### TASK OBJECTIVE
Return the lines below exactly, from the first line to the line that contains "import plotly.graph_objects as go". Leave out pictures.

### DATASET CONTENT
========================================================================

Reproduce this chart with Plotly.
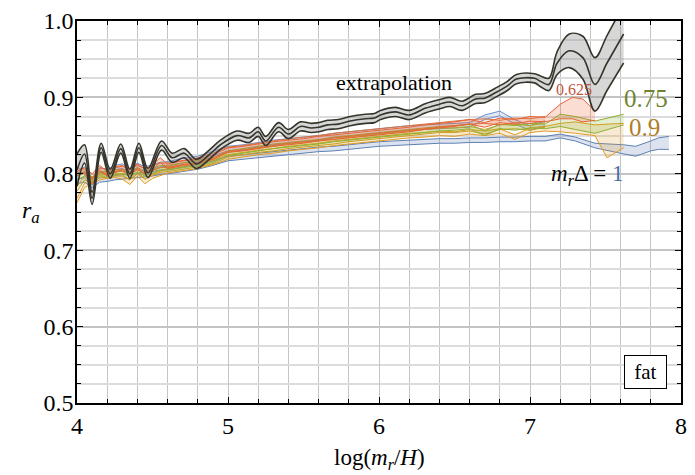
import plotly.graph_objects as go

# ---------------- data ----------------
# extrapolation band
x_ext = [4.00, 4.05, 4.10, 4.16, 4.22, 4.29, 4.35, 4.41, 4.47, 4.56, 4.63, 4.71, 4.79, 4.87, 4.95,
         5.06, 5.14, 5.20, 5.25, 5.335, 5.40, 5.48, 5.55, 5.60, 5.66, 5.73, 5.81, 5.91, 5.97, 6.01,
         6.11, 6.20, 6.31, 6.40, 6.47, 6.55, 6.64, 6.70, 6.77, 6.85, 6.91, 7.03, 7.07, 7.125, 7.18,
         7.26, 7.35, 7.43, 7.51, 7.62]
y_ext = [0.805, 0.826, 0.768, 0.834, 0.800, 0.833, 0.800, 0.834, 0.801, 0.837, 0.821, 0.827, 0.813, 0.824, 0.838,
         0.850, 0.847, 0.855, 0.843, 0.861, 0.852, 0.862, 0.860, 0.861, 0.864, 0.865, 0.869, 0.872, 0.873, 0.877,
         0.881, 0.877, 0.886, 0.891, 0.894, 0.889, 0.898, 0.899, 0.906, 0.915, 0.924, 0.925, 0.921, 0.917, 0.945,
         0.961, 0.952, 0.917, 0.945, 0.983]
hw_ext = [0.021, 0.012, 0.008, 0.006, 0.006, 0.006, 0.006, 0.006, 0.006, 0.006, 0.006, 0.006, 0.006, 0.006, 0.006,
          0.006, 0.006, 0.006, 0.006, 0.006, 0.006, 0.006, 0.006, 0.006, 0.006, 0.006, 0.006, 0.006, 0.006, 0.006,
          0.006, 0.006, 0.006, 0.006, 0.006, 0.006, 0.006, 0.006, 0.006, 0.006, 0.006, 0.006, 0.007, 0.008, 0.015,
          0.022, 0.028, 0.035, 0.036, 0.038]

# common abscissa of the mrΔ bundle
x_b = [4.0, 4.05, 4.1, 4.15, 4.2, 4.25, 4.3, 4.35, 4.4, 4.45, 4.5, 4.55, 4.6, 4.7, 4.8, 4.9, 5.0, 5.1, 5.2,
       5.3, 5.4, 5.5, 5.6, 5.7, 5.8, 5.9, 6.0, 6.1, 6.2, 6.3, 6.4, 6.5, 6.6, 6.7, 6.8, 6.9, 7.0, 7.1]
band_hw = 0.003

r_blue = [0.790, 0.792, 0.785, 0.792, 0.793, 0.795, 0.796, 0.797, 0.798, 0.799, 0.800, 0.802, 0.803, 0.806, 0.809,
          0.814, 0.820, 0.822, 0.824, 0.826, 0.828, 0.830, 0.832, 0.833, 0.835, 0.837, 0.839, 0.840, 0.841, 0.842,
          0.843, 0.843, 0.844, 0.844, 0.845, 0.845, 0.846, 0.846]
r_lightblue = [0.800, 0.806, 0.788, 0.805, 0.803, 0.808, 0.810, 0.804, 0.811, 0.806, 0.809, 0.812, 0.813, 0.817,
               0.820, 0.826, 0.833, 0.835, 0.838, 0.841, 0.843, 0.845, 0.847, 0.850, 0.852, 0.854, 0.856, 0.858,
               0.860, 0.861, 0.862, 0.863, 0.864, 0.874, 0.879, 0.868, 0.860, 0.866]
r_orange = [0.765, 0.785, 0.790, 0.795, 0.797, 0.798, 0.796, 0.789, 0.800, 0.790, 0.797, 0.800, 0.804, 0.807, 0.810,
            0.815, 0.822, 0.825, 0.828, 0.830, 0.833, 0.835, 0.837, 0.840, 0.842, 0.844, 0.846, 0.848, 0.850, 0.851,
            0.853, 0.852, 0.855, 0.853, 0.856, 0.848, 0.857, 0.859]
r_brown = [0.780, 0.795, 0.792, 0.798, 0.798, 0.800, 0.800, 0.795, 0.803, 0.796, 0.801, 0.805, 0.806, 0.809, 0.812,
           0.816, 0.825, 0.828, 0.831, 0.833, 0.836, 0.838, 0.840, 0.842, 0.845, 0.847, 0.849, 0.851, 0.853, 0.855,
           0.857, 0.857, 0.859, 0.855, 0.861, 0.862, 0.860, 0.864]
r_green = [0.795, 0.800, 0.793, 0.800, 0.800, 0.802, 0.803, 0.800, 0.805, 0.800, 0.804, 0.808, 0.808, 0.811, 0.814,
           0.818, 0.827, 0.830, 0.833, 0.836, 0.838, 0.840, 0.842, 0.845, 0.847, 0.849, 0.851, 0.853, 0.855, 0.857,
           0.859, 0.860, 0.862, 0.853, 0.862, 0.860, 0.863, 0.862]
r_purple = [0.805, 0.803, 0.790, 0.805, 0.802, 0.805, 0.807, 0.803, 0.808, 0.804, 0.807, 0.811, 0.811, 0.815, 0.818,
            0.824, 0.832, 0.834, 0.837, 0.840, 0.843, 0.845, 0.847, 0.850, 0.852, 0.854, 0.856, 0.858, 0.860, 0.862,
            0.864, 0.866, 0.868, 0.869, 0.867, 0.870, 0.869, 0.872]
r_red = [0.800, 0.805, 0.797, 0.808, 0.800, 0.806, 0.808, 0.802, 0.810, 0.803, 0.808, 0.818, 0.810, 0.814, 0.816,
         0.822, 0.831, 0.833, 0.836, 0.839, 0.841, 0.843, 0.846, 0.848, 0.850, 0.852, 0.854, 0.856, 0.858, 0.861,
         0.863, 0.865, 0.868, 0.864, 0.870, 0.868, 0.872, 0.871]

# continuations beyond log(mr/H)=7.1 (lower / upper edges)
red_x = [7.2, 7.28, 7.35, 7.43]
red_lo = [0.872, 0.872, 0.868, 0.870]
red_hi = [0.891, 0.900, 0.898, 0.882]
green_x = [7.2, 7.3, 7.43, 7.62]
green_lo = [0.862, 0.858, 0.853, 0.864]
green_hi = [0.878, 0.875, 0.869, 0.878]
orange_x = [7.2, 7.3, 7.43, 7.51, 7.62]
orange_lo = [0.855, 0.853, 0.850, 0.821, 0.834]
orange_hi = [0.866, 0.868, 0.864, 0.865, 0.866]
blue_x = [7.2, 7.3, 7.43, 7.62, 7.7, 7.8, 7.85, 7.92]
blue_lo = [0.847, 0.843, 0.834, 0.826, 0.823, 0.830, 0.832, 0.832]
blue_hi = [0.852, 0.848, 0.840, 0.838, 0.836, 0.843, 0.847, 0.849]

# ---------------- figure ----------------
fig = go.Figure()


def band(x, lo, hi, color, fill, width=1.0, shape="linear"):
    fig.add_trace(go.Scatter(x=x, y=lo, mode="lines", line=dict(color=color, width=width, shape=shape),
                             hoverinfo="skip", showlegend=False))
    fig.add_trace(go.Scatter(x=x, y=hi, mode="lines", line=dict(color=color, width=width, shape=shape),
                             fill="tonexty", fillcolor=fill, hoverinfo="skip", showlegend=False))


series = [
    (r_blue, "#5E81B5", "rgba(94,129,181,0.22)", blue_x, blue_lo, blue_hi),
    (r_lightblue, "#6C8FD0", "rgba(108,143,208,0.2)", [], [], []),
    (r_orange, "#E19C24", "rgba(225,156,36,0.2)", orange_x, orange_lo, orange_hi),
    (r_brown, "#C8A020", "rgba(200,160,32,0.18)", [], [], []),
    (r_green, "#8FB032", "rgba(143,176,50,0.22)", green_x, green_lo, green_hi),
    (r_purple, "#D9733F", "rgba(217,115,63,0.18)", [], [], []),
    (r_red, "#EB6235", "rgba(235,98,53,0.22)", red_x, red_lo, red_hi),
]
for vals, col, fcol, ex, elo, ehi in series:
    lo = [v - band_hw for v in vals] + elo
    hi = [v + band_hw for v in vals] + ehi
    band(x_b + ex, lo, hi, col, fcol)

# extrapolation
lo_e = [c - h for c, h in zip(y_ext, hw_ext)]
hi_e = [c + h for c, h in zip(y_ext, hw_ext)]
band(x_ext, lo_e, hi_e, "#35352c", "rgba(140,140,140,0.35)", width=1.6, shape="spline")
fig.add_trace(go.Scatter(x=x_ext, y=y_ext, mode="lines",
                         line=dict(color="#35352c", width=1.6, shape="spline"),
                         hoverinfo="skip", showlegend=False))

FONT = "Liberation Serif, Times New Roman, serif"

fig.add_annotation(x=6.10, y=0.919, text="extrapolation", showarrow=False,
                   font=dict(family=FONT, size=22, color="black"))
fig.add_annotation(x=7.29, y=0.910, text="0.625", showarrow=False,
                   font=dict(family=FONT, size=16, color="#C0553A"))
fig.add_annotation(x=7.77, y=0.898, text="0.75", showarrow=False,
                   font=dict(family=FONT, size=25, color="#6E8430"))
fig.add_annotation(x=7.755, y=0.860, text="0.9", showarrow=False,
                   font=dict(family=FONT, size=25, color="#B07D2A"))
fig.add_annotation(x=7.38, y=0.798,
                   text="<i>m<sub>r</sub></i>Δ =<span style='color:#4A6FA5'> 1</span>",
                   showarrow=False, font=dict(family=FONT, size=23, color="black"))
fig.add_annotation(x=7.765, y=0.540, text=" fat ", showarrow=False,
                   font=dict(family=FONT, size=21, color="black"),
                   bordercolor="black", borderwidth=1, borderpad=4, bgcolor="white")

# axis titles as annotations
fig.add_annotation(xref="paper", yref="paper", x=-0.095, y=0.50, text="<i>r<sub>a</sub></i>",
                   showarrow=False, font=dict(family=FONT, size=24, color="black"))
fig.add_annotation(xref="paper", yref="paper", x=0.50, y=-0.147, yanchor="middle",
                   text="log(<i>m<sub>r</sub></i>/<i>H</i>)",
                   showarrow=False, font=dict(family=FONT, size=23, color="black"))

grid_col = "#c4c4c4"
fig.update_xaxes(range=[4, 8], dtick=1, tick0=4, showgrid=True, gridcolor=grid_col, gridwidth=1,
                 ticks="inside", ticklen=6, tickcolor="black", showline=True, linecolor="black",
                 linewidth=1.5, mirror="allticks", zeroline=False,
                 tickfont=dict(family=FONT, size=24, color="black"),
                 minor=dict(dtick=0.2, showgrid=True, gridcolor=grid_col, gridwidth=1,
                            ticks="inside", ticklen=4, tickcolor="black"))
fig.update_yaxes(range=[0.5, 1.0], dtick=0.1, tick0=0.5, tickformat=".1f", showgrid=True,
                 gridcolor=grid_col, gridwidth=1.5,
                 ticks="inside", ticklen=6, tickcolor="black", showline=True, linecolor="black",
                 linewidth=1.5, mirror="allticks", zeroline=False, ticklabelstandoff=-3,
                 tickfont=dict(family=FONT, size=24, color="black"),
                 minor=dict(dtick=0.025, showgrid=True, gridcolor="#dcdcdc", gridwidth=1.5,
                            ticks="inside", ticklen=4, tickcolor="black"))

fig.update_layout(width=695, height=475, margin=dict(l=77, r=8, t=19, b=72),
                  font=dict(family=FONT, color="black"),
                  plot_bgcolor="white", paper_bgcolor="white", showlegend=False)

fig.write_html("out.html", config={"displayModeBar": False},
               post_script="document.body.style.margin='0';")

========================================================================

### CORRECT ANSWER
Reproduce this chart with Plotly.
import plotly.graph_objects as go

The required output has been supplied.